══ Records supplied ══
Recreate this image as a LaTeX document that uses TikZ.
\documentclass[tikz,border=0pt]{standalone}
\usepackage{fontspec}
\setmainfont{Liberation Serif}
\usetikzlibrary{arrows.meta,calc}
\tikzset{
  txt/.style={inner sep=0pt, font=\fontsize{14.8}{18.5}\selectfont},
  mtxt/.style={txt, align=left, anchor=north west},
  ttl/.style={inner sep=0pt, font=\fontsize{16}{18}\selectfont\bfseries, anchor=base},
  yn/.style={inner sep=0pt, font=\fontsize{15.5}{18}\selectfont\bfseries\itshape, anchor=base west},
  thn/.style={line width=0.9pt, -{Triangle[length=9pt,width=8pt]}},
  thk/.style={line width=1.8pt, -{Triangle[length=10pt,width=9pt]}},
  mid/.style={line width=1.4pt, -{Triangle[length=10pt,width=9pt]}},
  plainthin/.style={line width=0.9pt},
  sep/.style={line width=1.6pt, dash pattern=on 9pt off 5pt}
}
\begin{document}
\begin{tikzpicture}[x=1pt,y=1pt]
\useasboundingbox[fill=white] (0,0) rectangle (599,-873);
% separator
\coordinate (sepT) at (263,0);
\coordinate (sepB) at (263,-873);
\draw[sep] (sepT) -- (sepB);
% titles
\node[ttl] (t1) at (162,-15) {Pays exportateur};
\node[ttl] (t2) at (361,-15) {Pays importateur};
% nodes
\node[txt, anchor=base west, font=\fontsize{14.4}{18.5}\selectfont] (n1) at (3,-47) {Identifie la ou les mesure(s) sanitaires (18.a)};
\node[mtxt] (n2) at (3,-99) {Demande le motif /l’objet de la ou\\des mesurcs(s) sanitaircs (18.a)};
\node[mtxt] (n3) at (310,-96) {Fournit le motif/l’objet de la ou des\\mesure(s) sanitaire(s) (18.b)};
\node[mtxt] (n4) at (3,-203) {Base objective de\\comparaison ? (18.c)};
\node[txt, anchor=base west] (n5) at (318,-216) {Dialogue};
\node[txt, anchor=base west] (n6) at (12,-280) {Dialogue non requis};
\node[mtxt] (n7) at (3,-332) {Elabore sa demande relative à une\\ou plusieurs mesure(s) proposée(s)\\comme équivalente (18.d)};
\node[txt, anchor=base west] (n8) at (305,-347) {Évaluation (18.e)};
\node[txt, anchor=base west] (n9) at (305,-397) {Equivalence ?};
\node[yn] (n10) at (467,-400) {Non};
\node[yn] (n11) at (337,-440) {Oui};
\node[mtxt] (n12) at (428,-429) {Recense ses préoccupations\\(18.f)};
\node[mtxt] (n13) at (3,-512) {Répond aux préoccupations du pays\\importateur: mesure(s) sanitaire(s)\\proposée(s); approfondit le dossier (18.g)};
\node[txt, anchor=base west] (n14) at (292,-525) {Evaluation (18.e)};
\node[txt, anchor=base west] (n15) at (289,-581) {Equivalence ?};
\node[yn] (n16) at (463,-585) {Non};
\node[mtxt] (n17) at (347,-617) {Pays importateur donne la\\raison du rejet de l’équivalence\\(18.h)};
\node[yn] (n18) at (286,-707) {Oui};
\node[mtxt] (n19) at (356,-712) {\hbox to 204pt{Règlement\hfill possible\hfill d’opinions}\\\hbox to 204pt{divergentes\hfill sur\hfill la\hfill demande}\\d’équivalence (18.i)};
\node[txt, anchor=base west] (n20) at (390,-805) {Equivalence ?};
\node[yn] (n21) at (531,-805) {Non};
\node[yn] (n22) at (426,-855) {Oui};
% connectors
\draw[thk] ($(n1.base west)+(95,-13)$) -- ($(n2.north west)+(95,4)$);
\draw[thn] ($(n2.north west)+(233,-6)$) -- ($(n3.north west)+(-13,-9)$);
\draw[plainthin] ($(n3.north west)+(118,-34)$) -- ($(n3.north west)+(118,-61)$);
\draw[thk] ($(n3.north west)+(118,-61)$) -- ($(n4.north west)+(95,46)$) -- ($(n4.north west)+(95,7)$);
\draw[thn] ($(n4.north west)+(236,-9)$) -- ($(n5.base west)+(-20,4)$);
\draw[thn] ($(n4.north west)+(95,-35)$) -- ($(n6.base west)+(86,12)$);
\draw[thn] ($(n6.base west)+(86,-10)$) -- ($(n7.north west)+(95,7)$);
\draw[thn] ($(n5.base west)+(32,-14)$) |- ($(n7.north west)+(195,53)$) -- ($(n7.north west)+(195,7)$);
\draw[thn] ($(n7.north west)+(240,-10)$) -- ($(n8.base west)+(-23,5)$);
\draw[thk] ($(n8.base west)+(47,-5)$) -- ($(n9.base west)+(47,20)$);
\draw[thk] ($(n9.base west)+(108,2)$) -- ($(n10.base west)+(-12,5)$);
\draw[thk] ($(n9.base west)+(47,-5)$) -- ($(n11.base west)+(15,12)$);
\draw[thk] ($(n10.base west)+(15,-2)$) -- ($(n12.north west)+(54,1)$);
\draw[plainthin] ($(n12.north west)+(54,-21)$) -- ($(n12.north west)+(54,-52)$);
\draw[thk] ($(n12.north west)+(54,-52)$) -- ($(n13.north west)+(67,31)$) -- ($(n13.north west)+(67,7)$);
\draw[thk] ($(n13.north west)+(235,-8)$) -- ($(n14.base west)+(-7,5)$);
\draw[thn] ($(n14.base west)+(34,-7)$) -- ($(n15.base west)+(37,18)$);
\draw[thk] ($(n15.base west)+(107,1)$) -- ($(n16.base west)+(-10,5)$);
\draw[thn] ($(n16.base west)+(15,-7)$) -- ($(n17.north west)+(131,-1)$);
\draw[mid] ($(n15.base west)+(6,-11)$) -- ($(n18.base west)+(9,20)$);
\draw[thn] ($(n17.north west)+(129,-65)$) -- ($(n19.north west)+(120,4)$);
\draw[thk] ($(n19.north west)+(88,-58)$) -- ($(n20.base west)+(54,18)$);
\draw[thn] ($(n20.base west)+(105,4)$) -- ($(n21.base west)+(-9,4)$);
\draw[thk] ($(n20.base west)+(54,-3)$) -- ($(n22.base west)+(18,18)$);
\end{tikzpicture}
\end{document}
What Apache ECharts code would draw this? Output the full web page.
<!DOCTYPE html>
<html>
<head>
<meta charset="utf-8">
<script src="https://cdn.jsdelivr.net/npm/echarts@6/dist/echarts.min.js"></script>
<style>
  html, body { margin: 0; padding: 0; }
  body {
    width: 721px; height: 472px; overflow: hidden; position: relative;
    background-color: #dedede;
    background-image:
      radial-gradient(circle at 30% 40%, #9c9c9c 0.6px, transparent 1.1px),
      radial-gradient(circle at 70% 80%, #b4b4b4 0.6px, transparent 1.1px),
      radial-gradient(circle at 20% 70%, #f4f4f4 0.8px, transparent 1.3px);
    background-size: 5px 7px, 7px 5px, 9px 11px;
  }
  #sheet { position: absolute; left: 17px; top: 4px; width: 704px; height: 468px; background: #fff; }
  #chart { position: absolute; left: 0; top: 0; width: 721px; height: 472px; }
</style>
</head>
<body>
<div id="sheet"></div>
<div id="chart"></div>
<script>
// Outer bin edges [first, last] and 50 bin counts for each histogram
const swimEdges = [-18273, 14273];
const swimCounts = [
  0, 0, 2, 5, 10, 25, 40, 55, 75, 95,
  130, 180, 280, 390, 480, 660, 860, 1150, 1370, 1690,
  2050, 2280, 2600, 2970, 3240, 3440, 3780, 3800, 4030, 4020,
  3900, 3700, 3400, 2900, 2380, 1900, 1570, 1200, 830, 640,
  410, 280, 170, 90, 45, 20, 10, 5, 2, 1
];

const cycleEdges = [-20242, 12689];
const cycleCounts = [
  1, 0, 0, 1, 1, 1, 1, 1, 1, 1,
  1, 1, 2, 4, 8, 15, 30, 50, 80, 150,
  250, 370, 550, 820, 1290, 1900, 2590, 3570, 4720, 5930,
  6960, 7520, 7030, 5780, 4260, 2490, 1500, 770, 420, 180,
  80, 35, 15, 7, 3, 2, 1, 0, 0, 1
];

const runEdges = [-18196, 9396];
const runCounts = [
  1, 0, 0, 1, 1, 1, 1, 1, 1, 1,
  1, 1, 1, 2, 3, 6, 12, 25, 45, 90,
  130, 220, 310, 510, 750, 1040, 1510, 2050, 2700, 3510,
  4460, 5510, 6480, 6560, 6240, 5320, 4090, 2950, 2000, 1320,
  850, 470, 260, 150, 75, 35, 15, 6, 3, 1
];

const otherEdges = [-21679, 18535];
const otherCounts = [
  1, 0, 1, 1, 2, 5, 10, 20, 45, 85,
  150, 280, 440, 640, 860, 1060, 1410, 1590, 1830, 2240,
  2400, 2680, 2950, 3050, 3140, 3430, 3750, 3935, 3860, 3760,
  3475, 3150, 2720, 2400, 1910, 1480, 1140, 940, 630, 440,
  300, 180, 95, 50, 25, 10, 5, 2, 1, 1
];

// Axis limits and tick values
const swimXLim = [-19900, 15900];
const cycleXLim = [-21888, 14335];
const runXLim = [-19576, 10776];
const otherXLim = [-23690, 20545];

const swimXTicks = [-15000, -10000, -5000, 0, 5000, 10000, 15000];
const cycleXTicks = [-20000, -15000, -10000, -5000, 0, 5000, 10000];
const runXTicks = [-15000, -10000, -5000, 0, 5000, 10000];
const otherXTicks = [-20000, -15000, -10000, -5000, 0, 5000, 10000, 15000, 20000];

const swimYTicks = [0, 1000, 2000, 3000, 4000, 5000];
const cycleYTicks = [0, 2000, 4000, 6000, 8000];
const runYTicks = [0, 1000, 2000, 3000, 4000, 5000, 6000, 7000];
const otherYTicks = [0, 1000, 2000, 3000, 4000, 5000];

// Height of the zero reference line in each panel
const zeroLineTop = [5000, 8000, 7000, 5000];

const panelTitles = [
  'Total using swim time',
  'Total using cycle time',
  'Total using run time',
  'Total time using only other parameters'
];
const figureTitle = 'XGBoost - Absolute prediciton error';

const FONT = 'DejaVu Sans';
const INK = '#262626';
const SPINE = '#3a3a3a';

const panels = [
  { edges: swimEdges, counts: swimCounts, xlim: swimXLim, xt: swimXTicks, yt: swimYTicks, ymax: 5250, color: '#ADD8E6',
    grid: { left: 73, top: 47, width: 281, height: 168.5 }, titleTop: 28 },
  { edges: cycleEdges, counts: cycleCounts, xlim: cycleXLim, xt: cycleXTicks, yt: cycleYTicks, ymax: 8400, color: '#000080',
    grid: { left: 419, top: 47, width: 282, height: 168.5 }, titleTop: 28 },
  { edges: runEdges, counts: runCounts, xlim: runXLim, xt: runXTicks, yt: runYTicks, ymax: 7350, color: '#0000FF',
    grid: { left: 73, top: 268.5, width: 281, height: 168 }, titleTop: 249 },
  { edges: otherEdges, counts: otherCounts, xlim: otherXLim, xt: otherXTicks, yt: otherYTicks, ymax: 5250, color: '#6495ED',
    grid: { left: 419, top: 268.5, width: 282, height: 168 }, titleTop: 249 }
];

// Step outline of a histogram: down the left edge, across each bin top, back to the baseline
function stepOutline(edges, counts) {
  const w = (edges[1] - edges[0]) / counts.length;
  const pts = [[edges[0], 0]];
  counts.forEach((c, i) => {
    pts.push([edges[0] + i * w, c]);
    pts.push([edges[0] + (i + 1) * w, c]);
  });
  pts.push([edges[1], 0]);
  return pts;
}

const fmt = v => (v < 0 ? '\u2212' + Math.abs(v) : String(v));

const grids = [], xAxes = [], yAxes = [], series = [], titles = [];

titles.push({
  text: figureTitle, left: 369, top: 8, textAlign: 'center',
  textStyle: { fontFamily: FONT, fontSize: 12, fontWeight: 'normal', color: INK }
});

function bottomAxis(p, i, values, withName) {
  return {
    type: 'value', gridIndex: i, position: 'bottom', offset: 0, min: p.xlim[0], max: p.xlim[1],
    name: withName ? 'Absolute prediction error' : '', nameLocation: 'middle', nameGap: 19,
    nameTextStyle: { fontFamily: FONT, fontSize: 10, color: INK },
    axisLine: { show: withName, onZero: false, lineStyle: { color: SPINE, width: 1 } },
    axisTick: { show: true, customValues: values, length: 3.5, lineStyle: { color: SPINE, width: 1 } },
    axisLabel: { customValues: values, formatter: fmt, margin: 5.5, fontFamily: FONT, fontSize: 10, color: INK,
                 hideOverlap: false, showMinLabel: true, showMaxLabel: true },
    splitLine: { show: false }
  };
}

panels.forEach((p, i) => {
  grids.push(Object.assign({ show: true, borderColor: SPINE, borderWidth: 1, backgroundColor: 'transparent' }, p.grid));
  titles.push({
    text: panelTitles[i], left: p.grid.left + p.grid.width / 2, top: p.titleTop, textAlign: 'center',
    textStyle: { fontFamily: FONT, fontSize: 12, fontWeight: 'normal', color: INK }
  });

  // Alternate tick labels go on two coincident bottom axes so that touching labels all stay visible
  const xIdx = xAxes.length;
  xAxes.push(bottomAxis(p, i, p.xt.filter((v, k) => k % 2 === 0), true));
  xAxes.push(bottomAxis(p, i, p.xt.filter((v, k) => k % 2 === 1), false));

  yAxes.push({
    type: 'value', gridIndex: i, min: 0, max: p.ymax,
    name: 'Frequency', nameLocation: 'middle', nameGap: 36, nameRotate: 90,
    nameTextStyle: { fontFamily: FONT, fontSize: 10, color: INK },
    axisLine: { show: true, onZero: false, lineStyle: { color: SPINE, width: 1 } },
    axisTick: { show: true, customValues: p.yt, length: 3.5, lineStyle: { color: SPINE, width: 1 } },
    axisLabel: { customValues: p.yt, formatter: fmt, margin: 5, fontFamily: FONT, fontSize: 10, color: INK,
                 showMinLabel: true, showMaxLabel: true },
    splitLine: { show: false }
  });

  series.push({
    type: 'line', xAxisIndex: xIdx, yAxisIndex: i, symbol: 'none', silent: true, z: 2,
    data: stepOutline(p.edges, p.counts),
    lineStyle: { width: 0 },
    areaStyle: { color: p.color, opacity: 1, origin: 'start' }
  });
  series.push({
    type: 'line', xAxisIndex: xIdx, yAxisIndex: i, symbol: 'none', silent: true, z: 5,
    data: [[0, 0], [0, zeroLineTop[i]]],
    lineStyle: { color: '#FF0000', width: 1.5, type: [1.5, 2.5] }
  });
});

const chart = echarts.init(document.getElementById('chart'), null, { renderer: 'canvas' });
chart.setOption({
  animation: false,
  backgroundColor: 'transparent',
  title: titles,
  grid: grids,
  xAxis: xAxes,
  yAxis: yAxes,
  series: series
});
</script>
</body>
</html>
═══
*Aim of the task*. Within the entries above, how many lines contain "this"? Respond with the number only.

*Response*. 2